Sicherlich würde das UK den Schotten den Pfund nicht direkt entreißen - sondern eine gewisse Frist gewähren - alles andere wäre wirtschaftlicher Selbstmord in Anblick dessen, dass die Betriebe beider Länder stark verknüpft sind.

Außerdem wäre eine Euro Einführung auch mit lediglich laufendem EU Mitgliedschaftsantrag denkbar. Zumindest eine de facto Verwendung - wie sie beispielsweise in Montenegro herrscht wäre sicherlich umsetzbar.

Unabhängig davon halte ich das UK auf politischer bzw. systematischer Ebene ohnehin für ein wenig betagt. Tiefgreifende Reformen sind schwer umsetzbar und das UK hat sich nicht nur geographisch vom Rest Europas abgespalten.

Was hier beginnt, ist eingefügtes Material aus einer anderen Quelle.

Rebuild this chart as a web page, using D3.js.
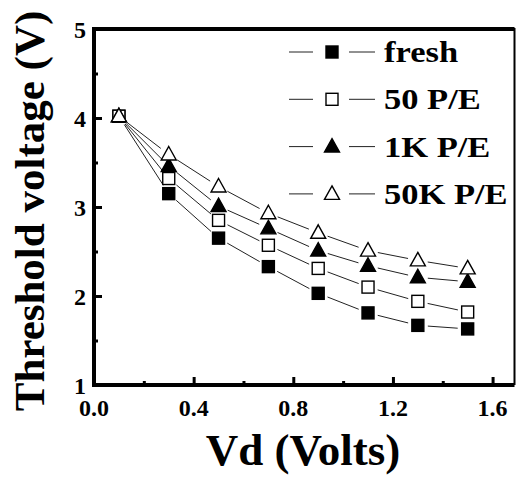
<!DOCTYPE html>
<html>
<head>
<meta charset="utf-8">
<script src="https://cdnjs.cloudflare.com/ajax/libs/d3/7.8.5/d3.min.js"></script>
<style>
  body { margin: 0; background: #fff; }
  text { font-family: "Liberation Serif", "Times New Roman", serif; font-weight: bold; fill: #000; }
</style>
</head>
<body>
<div id="chart"></div>
<script>
// drain voltage (V)
const vd = [0.1, 0.3, 0.5, 0.7, 0.9, 1.1, 1.3, 1.5];
// threshold voltage for each stress condition
const fresh = [4.02, 3.15, 2.65, 2.33, 2.03, 1.81, 1.67, 1.63];
const pe50 = [4.02, 3.32, 2.85, 2.57, 2.31, 2.10, 1.94, 1.82];
const pe1k = [4.02, 3.46, 3.01, 2.76, 2.51, 2.34, 2.21, 2.16];
const pe50k = [4.02, 3.59, 3.23, 2.93, 2.71, 2.51, 2.40, 2.31];
const seriesNames = ["fresh", "50 P/E", "1K P/E", "50K P/E"];
const xTicks = [0.0, 0.4, 0.8, 1.2, 1.6];
const yTicks = [1, 2, 3, 4, 5];

const width = 516, height = 477;
const margin = {top: 29, right: 1, bottom: 92, left: 94};

const svg = d3.select("#chart").append("svg")
    .attr("width", width)
    .attr("height", height);

const x = d3.scaleLinear().domain([0, 1.69]).range([margin.left, width - margin.right]);
const y = d3.scaleLinear().domain([1, 5]).range([height - margin.bottom, margin.top]);

const series = [
    {name: seriesNames[0], values: fresh, shape: "square", filled: true},
    {name: seriesNames[1], values: pe50, shape: "square", filled: false},
    {name: seriesNames[2], values: pe1k, shape: "triangle", filled: true},
    {name: seriesNames[3], values: pe50k, shape: "triangle", filled: false}
];

function marker(g, d, cx, cy) {
    if (d.shape === "square") {
        g.append("rect")
            .attr("x", cx - 6).attr("y", cy - 6)
            .attr("width", 12).attr("height", 12)
            .attr("fill", d.filled ? "#000" : "#fff")
            .attr("stroke", "#000").attr("stroke-width", 1.4);
    } else {
        g.append("path")
            .attr("d", `M${cx},${cy - 8}L${cx + 7.5},${cy + 5.5}L${cx - 7.5},${cy + 5.5}Z`)
            .attr("fill", d.filled ? "#000" : "#fff")
            .attr("stroke", "#000").attr("stroke-width", 1.4);
    }
}

// connecting lines with a gap around each symbol
const gap = 10;
series.forEach(s => {
    const pts = vd.map((v, i) => [x(v), y(s.values[i])]);
    for (let i = 0; i < pts.length - 1; i++) {
        const [x1, y1] = pts[i], [x2, y2] = pts[i + 1];
        const len = Math.hypot(x2 - x1, y2 - y1);
        const ux = (x2 - x1) / len, uy = (y2 - y1) / len;
        svg.append("line")
            .attr("x1", x1 + ux * gap).attr("y1", y1 + uy * gap)
            .attr("x2", x2 - ux * gap).attr("y2", y2 - uy * gap)
            .attr("stroke", "#222").attr("stroke-width", 1);
    }
});

series.forEach(s => {
    const g = svg.append("g");
    vd.forEach((v, i) => marker(g, s, x(v), y(s.values[i])));
});

// axes: inward ticks, major and minor
const xAxis = svg.append("g").attr("transform", `translate(0,${y(1)})`);
xAxis.call(d3.axisTop(x).tickValues(d3.range(0, 1.7, 0.2)).tickSize(4).tickFormat(""));
xAxis.call(g => g.selectAll(".tick").filter(d => xTicks.some(t => Math.abs(t - d) < 1e-6))
    .select("line").attr("y2", -8));
xAxis.selectAll(".tick line").attr("stroke-width", 3);
xAxis.select(".domain").remove();

const yAxis = svg.append("g").attr("transform", `translate(${x(0)},0)`);
yAxis.call(d3.axisRight(y).tickValues(d3.range(1, 5.01, 0.5)).tickSize(4).tickFormat(""));
yAxis.call(g => g.selectAll(".tick").filter(d => yTicks.includes(d))
    .select("line").attr("x2", 8));
yAxis.selectAll(".tick line").attr("stroke-width", 3);
yAxis.select(".domain").remove();

// frame
svg.append("path")
    .attr("d", `M${x(0)},${y(5)}H${width - 1.5}V${y(1)}`)
    .attr("fill", "none").attr("stroke", "#000").attr("stroke-width", 2);
svg.append("path")
    .attr("d", `M${x(0)},${y(5) - 2}V${y(1)}H${width - 1.5}`)
    .attr("fill", "none").attr("stroke", "#000").attr("stroke-width", 4);
svg.append("line")
    .attr("x1", x(0)).attr("x2", width - 1.5)
    .attr("y1", y(5)).attr("y2", y(5))
    .attr("stroke", "#000").attr("stroke-width", 4);

// tick labels
svg.selectAll(".xlab").data(xTicks).enter().append("text")
    .attr("x", d => x(d)).attr("y", y(1) + 31)
    .attr("text-anchor", "middle")
    .style("font-size", "24px")
    .text(d => d.toFixed(1));
svg.selectAll(".ylab").data(yTicks).enter().append("text")
    .attr("x", x(0) - 8).attr("y", d => y(d) + 9)
    .attr("text-anchor", "end")
    .style("font-size", "24px")
    .text(d => d);

// axis titles
svg.append("text")
    .attr("x", 303).attr("y", 465)
    .attr("text-anchor", "middle")
    .style("font-size", "45px")
    .text("Vd (Volts)");
svg.append("text")
    .attr("transform", "translate(44,211) rotate(-90)")
    .attr("text-anchor", "middle")
    .style("font-size", "43px")
    .text("Threshold voltage (V)");

// legend
const legend = svg.append("g");
series.forEach((s, i) => {
    const cy = 52 + i * 47.3;
    legend.append("line").attr("x1", 289).attr("x2", 313).attr("y1", cy).attr("y2", cy)
        .attr("stroke", "#222").attr("stroke-width", 1);
    legend.append("line").attr("x1", 349).attr("x2", 375).attr("y1", cy).attr("y2", cy)
        .attr("stroke", "#222").attr("stroke-width", 1);
    marker(legend, s, 332, cy);
    legend.append("text")
        .attr("transform", `translate(384,${cy + 10}) scale(1.15,1)`)
        .style("font-size", "30px")
        .text(s.name);
});
</script>
</body>
</html>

Sicherlich ist das ihr gutes Recht - allerdings dürfte es dann keine zu große Verwunderung geben wenn Anteile des UK gerne einen anderen Weg einschreiten wollen - und nun vielleicht auch werden.
 
Neuere Umfragen sehen jetzt die Unionisten wieder eine Nasenlänge voraus, ich denke daher das es am 18. September ziemlich knapp werden wird. Persönlich denke ich das die Unionisten die besseren Chancen haben, allerdings muss ich zugeben das mich der verblüffende Endspurt der Separatisten ziemlich überrascht hat.
Ich bin sehr gespannt wer letztendlich am Donnerstag mehr Leute mobilisieren und die Abstimmung für sich gewinnen kann. Als Nicht-Brite bin ich im Grunde auch völlig neutral, obwohl ich mir schon Gedanken über mögliche Folgen der Abspaltung mache und dazu tendiere das die Folgen für Rest-UK, für Europa und für die Welt vermutlich eher negativ sein werden.
Ohne Schottland, das traditionell eine Labour Party Hochburg ist, wird die Labour Party in Rest-UK vermutlich weiter an Einfluss verlieren. Als Folge werden die konservativen Torries, im Konkurrenzkampf mit Parteien wie UKIP oder BNP, weiter nach rechts rücken und sich noch mehr von Europa entfernen - ein Austritt aus der EU würde so sehr viel wahrscheinlicher werden. Auch der Abbau des Sozialstaates, die fortschreitende Privatisierung und der Wirtschaftsliberalismus, alles Dinge die viele Schotten an UK stören, würden vermutlich ganz neue Blüten treiben... Dazu kommt das Europa sich nicht nur immer noch nicht von der Finanzkrise erholt hat, der Motor Wirtschaft fängt in vielen Ländern bereits wieder an zu stottern. Keine gute Zeit um ein politisch-wirtschaftliches Experiment mit ungewissen Ausgang im bislang eher stabilen Norden Europas zu starten - vor allem wenn man bedenkt das die Lage im Osten derzeit so angespannt wie seit dem Kalten Krieg nicht mehr und Sanktionen & Gegensanktionen die schwächelnde Wirtschaft Europas belasten.
Trotzdem bin ich ziemlich überrascht was für eine Angst Kampagne die Unionisten fahren, es vergeht ja kaum ein Tag ohne das irgendjemand auf Schärfste vor den Folgen der Abspaltung warnt: Allein in dieser Woche konnte man warnende Worte (um nicht zu sagen Drohungen) von Großbanken lesen, auch Wirtschaftsvertreter warnten vor den Folgen und sogar Wissenschaftler, bzw. Vertreter der Universitäten, reihten sich bei den Kritikern und Warnern ein. Ob diese Strategie aufgeht werden wir am 18. September sehen - letztendllich müssen das die Schotten, bzw. die Bewohner Schottlands (jeder mit festen Wohnsitz in Schottland darf ja mitabstimmen) selbst entscheiden.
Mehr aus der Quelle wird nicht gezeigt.